Let $f:\mathbb{R}^2\rightarrow\mathbb{R}$ be a $C^1$ function and let $(t_0,y_0)\in\mathbb{R}^2$. Suppose $y(t)$ is a solution to the initial-value problem

$\frac{dy}{dt}=f(t,y)$, $y(t_0)=y_0$.

in a neighborhood of the point $t_0$.

Prove that if $y(t)$ cannot be extended to a solution $dy/dt=f(t,y)$ on the interval $[t_0,\infty)$, then there exists a $t_1>t_0$ such that $|y(t)|\rightarrow\infty$ as $t\rightarrow t_1$ from below.

My attempt: Intuitively, this seems to make sense--if the solution doesn't exist, then $y$ must blow up near some point $t_1$. I'm imagining you have to use uniqueness of solutions to ODE's, but I'm not sure how to go about this.

Any help appreciated!

Note that the smoothness of $f$ implies that it satisfies a Lipschitz condition an any closed interval (in the second variable).
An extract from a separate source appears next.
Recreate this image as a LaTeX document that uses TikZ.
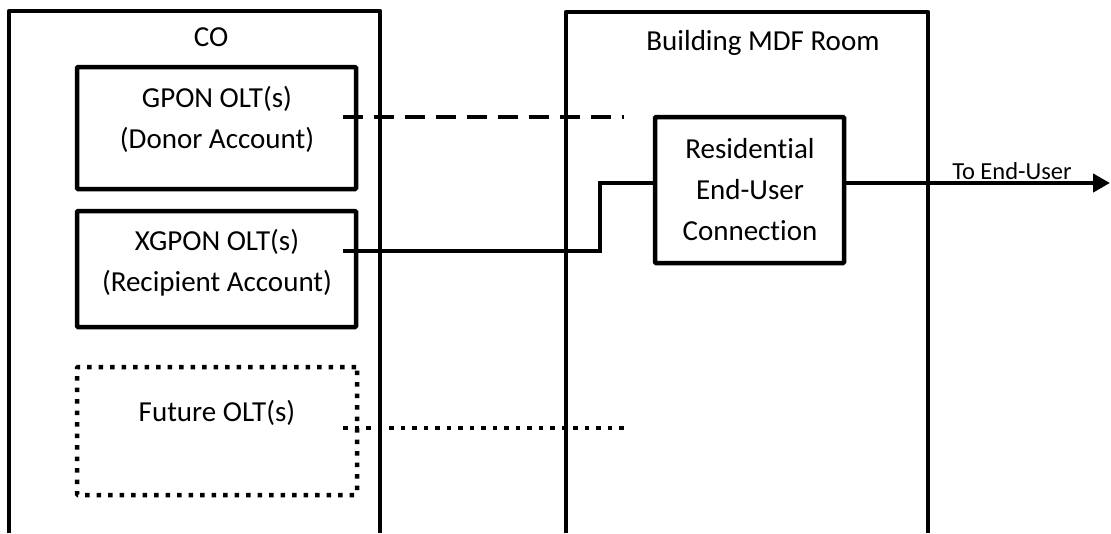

We can thus use the Picard-Lindeloeff theorem to bound the lifetime of any solution from below.
More concretely, if we assume that the maximal solution $y$ lives on $[0,t_1)$ but stays bounded as $t\to t_1-$ we can find a rectangle $$[0,t_1)\times y([0,t_1))\subset R:=[0,t_2]\times I.$$ Picard-Lindeloeff assures that for any fixed $t'\in [0,t_1)$ the problem of propagating $y(t')$ into the future admits a solution at least on $[t',t'+b]$, where $b$ is determined by the size of the rectangle and the supremum of the values of $f$ on it (the concrete formulation somewhat differs by source). Now we can simply move $t'$ closer to $t_1$ so that $t'+b>t_1$. This extension then glues with $y$, which is bogus.